▶ [Problem to work on] Write out all the entries word for word, but skip any images.
-- start --
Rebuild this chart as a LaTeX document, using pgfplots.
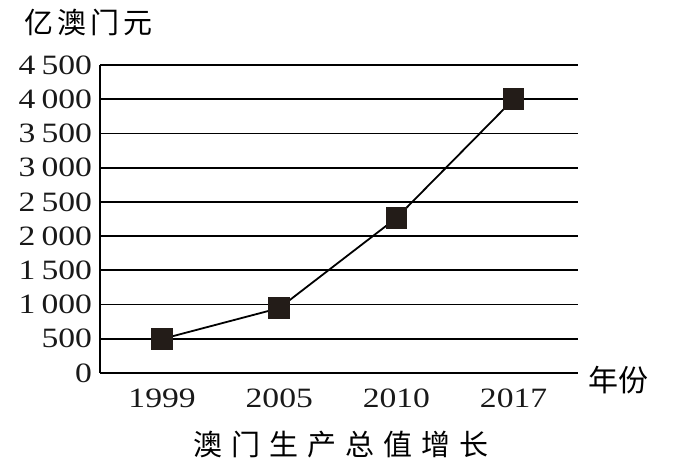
\documentclass[border=0pt]{standalone}
\usepackage{pgfplots}
\pgfplotsset{compat=1.18}
\usepackage{fontspec}
\setmainfont{Liberation Serif}
\newfontfamily\tickfont[FakeStretch=1.2]{Liberation Serif}
\newfontfamily\cjk{Noto Sans CJK SC}
\definecolor{mk}{HTML}{231C18}
\begin{document}
\begin{tikzpicture}
\path[use as bounding box] (-50pt,-48.5pt) rectangle (297.5pt,186.5pt);
\begin{axis}[
  at={(0,0)}, anchor=south west,
  scale only axis, width=239pt, height=154pt,
  xmin=-0.53, xmax=3.55, ymin=0, ymax=4500,
  ytick={0,500,...,4500},
  xtick={0,1,2,3}, xticklabels={1999,2005,2010,2017},
  axis x line*=bottom, axis y line*=left,
  axis line style={line width=0.9pt, black},
  ymajorgrids, grid style={black, line width=0.9pt},
  major tick length=0pt,
  tick label style={font=\tickfont\fontsize{14}{16}\selectfont, text=black!90},
  yticklabel style={xshift=-0.5pt},
  xticklabel style={yshift=-4.5pt},
  /pgf/number format/assume math mode=true,
  /pgf/number format/1000 sep={\hspace{0.22em}},
  clip=false,
]
\addplot[black, line width=0.9pt, mark=square*, mark size=5pt,
  mark options={fill=mk, draw=mk}] coordinates {
  (0,497) (1,948) (2,2265) (3,4000)
};
\node[font=\cjk\fontsize{14.5}{16}\selectfont, anchor=center]
  at ([xshift=-5.5pt, yshift=21.5pt]rel axis cs:0,1) {亿\hspace{2pt}澳\hspace{2pt}门\hspace{2pt}元};
\node[font=\cjk\fontsize{15}{16}\selectfont, anchor=center]
  at ([xshift=20pt, yshift=-3.5pt]rel axis cs:1,0) {年份};
\node[font=\cjk\fontsize{14.5}{16}\selectfont, anchor=center]
  at ([xshift=1pt, yshift=-36pt]rel axis cs:0.5,0) {澳\hspace{4.5pt}门\hspace{4.5pt}生\hspace{4.5pt}产\hspace{4.5pt}总\hspace{4.5pt}值\hspace{4.5pt}增\hspace{4.5pt}长};
\end{axis}
\end{tikzpicture}
\end{document}
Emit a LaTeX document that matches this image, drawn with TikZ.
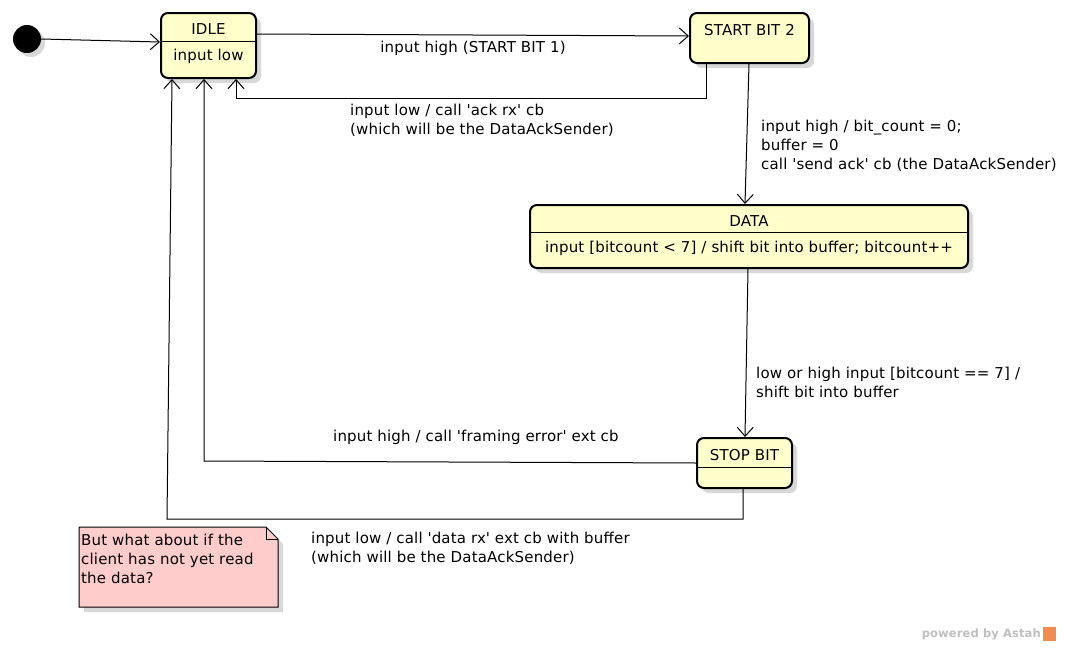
\documentclass[tikz,border=0pt]{standalone}
\usepackage{fontspec}
\setmainfont{DejaVu Sans}[LetterSpace=1.2]
\usetikzlibrary{arrows.meta,calc,shadows}
\definecolor{statefill}{RGB}{255,255,204}
\definecolor{notefill}{RGB}{255,204,204}
\definecolor{shadowgray}{RGB}{216,216,216}
\definecolor{astahorange}{RGB}{240,140,80}
\newcommand{\sq}{\textquotesingle}
\tikzset{
  statebox/.style={draw=black, line width=2pt, rounded corners=7pt, fill=statefill,
    drop shadow={shadow xshift=5pt, shadow yshift=-5pt, fill=shadowgray, opacity=1}, inner sep=0pt},
  txt/.style={inner sep=0pt, align=left},
  conn/.style={draw, line width=1pt, -{Straight Barb[length=9pt,width=16pt,line width=1pt]}},
  divider/.style={line width=1pt},
}
\begin{document}
\begin{tikzpicture}[x=1pt,y=-1pt, font=\fontsize{15}{19}\selectfont]
\useasboundingbox (0,0) rectangle (1069,648);
\fill[white] (0,0) rectangle (1069,648);

% initial state
\fill[shadowgray] (31,43) circle (14);
\node[circle, fill=black, minimum size=28pt, inner sep=0pt] (init) at (27,39) {};

% IDLE
\node[statebox, minimum width=95pt, minimum height=65pt] (idle) at (208.5,45.5) {};
\draw[divider] ($(idle.north west)+(0,29)$) -- ($(idle.north east)+(0,29)$);
\node[txt] (idlename) at (208.5,29) {IDLE};
\node[txt] (idlebody) at (208.5,56) {input low};

% START BIT 2
\node[statebox, minimum width=119pt, minimum height=50pt] (start) at (749.5,38) {};
\node[txt] (startname) at (749.5,30) {START BIT 2};

% DATA
\node[statebox, minimum width=438pt, minimum height=63pt] (data) at (749,236.5) {};
\draw[divider] ($(data.north west)+(0,28)$) -- ($(data.north east)+(0,28)$);
\node[txt] (dataname) at (749,221) {DATA};
\node[txt] (databody) at (749,248) {input [bitcount < 7] / shift bit into buffer; bitcount++};

% STOP BIT
\node[statebox, minimum width=95pt, minimum height=50pt] (stop) at (744.5,463) {};
\draw[divider] ($(stop.north west)+(0,30)$) -- ($(stop.north east)+(0,30)$);
\node[txt] (stopname) at (744.5,455) {STOP BIT};

% note
\fill[shadowgray] (84,532) -- (271,532) -- (283,544) -- (283,612) -- (84,612) -- cycle;
\draw[fill=notefill, line width=1pt] (79,527) -- (266,527) -- (278,539) -- (278,607) -- (79,607) -- cycle;
\draw[line width=1pt] (266,527) -- (266,539) -- (278,539);
\node[txt, anchor=west] (note) at (81,559) {But what about if the\\client has not yet read\\the data?};

% connectors
\draw[conn] (init.east) -- ($(idle.north west)+(0,30)$);
\draw[conn] ($(idle.north east)+(0,22)$) -- ($(start.north west)+(0,24)$);
\draw[conn] ($(start.south west)+(17,0)$) -- ++(0,34) -| ($(idle.south west)+(76,0)$);
\draw[conn] ($(start.south)+(-0.5,0)$) -- ($(data.north)+(-4,0)$);
\draw[conn] ($(data.south)+(-1,0)$) -- ($(stop.north)+(0.5,0)$);
\draw[conn] ($(stop.west)+(0,0)$) -- ($(idle.south west)+(44,382)$) -- ($(idle.south west)+(44,0)$);
\coordinate (bend) at ($(idle.south west)+(7,440)$);
\draw[conn] ($(stop.south)+(-1.5,0)$) -- ++(0,30) -- (bend) -- ($(idle.south west)+(12,0)$);

% labels
\node[txt] (l2) at (473,48) {input high (START BIT 1)};
\node[txt, anchor=west] (l3) at (350,120.5) {input low / call \sq ack rx\sq\ cb\\(which will be the DataAckSender)};
\node[txt, anchor=west] (l4) at (761,146) {input high / bit\_count = 0;\\buffer = 0\\call \sq send ack\sq\ cb (the DataAckSender)};
\node[txt, anchor=west] (l5) at (756,382) {low or high input [bitcount == 7] /\\shift bit into buffer};
\node[txt, anchor=west] (l6) at (333,437) {input high / call \sq framing error\sq\ ext cb};
\node[txt, anchor=west] (l7) at (311,548) {input low / call \sq data rx\sq\ ext cb with buffer\\(which will be the DataAckSender)};

% watermark
\node[txt, anchor=east, text=black!25, font=\fontsize{11.5}{13}\selectfont\bfseries] (wm) at (1041,634) {powered by Astah};
\fill[astahorange] (1043,627) rectangle (1056,641);
\end{tikzpicture}
\end{document}
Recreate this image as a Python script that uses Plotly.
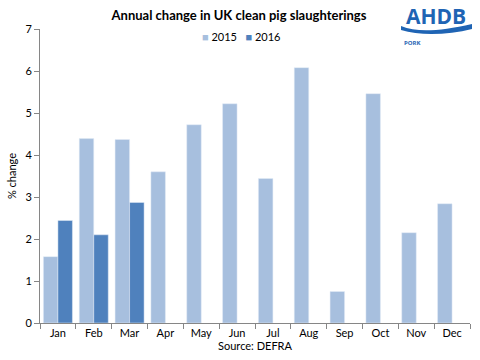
-- end --
▶ [Answer to the problem]
Rebuild this chart as a LaTeX document, using pgfplots.
\documentclass[border=0pt]{standalone}
\usepackage{pgfplots}
\pgfplotsset{compat=1.18}
\usepackage{fontspec}
\setmainfont{Liberation Serif}
\newfontfamily\tickfont[FakeStretch=1.2]{Liberation Serif}
\newfontfamily\cjk{Noto Sans CJK SC}
\definecolor{mk}{HTML}{231C18}
\begin{document}
\begin{tikzpicture}
\path[use as bounding box] (-50pt,-48.5pt) rectangle (297.5pt,186.5pt);
\begin{axis}[
  at={(0,0)}, anchor=south west,
  scale only axis, width=239pt, height=154pt,
  xmin=-0.53, xmax=3.55, ymin=0, ymax=4500,
  ytick={0,500,...,4500},
  xtick={0,1,2,3}, xticklabels={1999,2005,2010,2017},
  axis x line*=bottom, axis y line*=left,
  axis line style={line width=0.9pt, black},
  ymajorgrids, grid style={black, line width=0.9pt},
  major tick length=0pt,
  tick label style={font=\tickfont\fontsize{14}{16}\selectfont, text=black!90},
  yticklabel style={xshift=-0.5pt},
  xticklabel style={yshift=-4.5pt},
  /pgf/number format/assume math mode=true,
  /pgf/number format/1000 sep={\hspace{0.22em}},
  clip=false,
]
\addplot[black, line width=0.9pt, mark=square*, mark size=5pt,
  mark options={fill=mk, draw=mk}] coordinates {
  (0,497) (1,948) (2,2265) (3,4000)
};
\node[font=\cjk\fontsize{14.5}{16}\selectfont, anchor=center]
  at ([xshift=-5.5pt, yshift=21.5pt]rel axis cs:0,1) {亿\hspace{2pt}澳\hspace{2pt}门\hspace{2pt}元};
\node[font=\cjk\fontsize{15}{16}\selectfont, anchor=center]
  at ([xshift=20pt, yshift=-3.5pt]rel axis cs:1,0) {年份};
\node[font=\cjk\fontsize{14.5}{16}\selectfont, anchor=center]
  at ([xshift=1pt, yshift=-36pt]rel axis cs:0.5,0) {澳\hspace{4.5pt}门\hspace{4.5pt}生\hspace{4.5pt}产\hspace{4.5pt}总\hspace{4.5pt}值\hspace{4.5pt}增\hspace{4.5pt}长};
\end{axis}
\end{tikzpicture}
\end{document}
Emit a LaTeX document that matches this image, drawn with TikZ.
\documentclass[tikz,border=0pt]{standalone}
\usepackage{fontspec}
\setmainfont{DejaVu Sans}[LetterSpace=1.2]
\usetikzlibrary{arrows.meta,calc,shadows}
\definecolor{statefill}{RGB}{255,255,204}
\definecolor{notefill}{RGB}{255,204,204}
\definecolor{shadowgray}{RGB}{216,216,216}
\definecolor{astahorange}{RGB}{240,140,80}
\newcommand{\sq}{\textquotesingle}
\tikzset{
  statebox/.style={draw=black, line width=2pt, rounded corners=7pt, fill=statefill,
    drop shadow={shadow xshift=5pt, shadow yshift=-5pt, fill=shadowgray, opacity=1}, inner sep=0pt},
  txt/.style={inner sep=0pt, align=left},
  conn/.style={draw, line width=1pt, -{Straight Barb[length=9pt,width=16pt,line width=1pt]}},
  divider/.style={line width=1pt},
}
\begin{document}
\begin{tikzpicture}[x=1pt,y=-1pt, font=\fontsize{15}{19}\selectfont]
\useasboundingbox (0,0) rectangle (1069,648);
\fill[white] (0,0) rectangle (1069,648);

% initial state
\fill[shadowgray] (31,43) circle (14);
\node[circle, fill=black, minimum size=28pt, inner sep=0pt] (init) at (27,39) {};

% IDLE
\node[statebox, minimum width=95pt, minimum height=65pt] (idle) at (208.5,45.5) {};
\draw[divider] ($(idle.north west)+(0,29)$) -- ($(idle.north east)+(0,29)$);
\node[txt] (idlename) at (208.5,29) {IDLE};
\node[txt] (idlebody) at (208.5,56) {input low};

% START BIT 2
\node[statebox, minimum width=119pt, minimum height=50pt] (start) at (749.5,38) {};
\node[txt] (startname) at (749.5,30) {START BIT 2};

% DATA
\node[statebox, minimum width=438pt, minimum height=63pt] (data) at (749,236.5) {};
\draw[divider] ($(data.north west)+(0,28)$) -- ($(data.north east)+(0,28)$);
\node[txt] (dataname) at (749,221) {DATA};
\node[txt] (databody) at (749,248) {input [bitcount < 7] / shift bit into buffer; bitcount++};

% STOP BIT
\node[statebox, minimum width=95pt, minimum height=50pt] (stop) at (744.5,463) {};
\draw[divider] ($(stop.north west)+(0,30)$) -- ($(stop.north east)+(0,30)$);
\node[txt] (stopname) at (744.5,455) {STOP BIT};

% note
\fill[shadowgray] (84,532) -- (271,532) -- (283,544) -- (283,612) -- (84,612) -- cycle;
\draw[fill=notefill, line width=1pt] (79,527) -- (266,527) -- (278,539) -- (278,607) -- (79,607) -- cycle;
\draw[line width=1pt] (266,527) -- (266,539) -- (278,539);
\node[txt, anchor=west] (note) at (81,559) {But what about if the\\client has not yet read\\the data?};

% connectors
\draw[conn] (init.east) -- ($(idle.north west)+(0,30)$);
\draw[conn] ($(idle.north east)+(0,22)$) -- ($(start.north west)+(0,24)$);
\draw[conn] ($(start.south west)+(17,0)$) -- ++(0,34) -| ($(idle.south west)+(76,0)$);
\draw[conn] ($(start.south)+(-0.5,0)$) -- ($(data.north)+(-4,0)$);
\draw[conn] ($(data.south)+(-1,0)$) -- ($(stop.north)+(0.5,0)$);
\draw[conn] ($(stop.west)+(0,0)$) -- ($(idle.south west)+(44,382)$) -- ($(idle.south west)+(44,0)$);
\coordinate (bend) at ($(idle.south west)+(7,440)$);
\draw[conn] ($(stop.south)+(-1.5,0)$) -- ++(0,30) -- (bend) -- ($(idle.south west)+(12,0)$);

% labels
\node[txt] (l2) at (473,48) {input high (START BIT 1)};
\node[txt, anchor=west] (l3) at (350,120.5) {input low / call \sq ack rx\sq\ cb\\(which will be the DataAckSender)};
\node[txt, anchor=west] (l4) at (761,146) {input high / bit\_count = 0;\\buffer = 0\\call \sq send ack\sq\ cb (the DataAckSender)};
\node[txt, anchor=west] (l5) at (756,382) {low or high input [bitcount == 7] /\\shift bit into buffer};
\node[txt, anchor=west] (l6) at (333,437) {input high / call \sq framing error\sq\ ext cb};
\node[txt, anchor=west] (l7) at (311,548) {input low / call \sq data rx\sq\ ext cb with buffer\\(which will be the DataAckSender)};

% watermark
\node[txt, anchor=east, text=black!25, font=\fontsize{11.5}{13}\selectfont\bfseries] (wm) at (1041,634) {powered by Astah};
\fill[astahorange] (1043,627) rectangle (1056,641);
\end{tikzpicture}
\end{document}
Recreate this image as a Python script that uses Plotly.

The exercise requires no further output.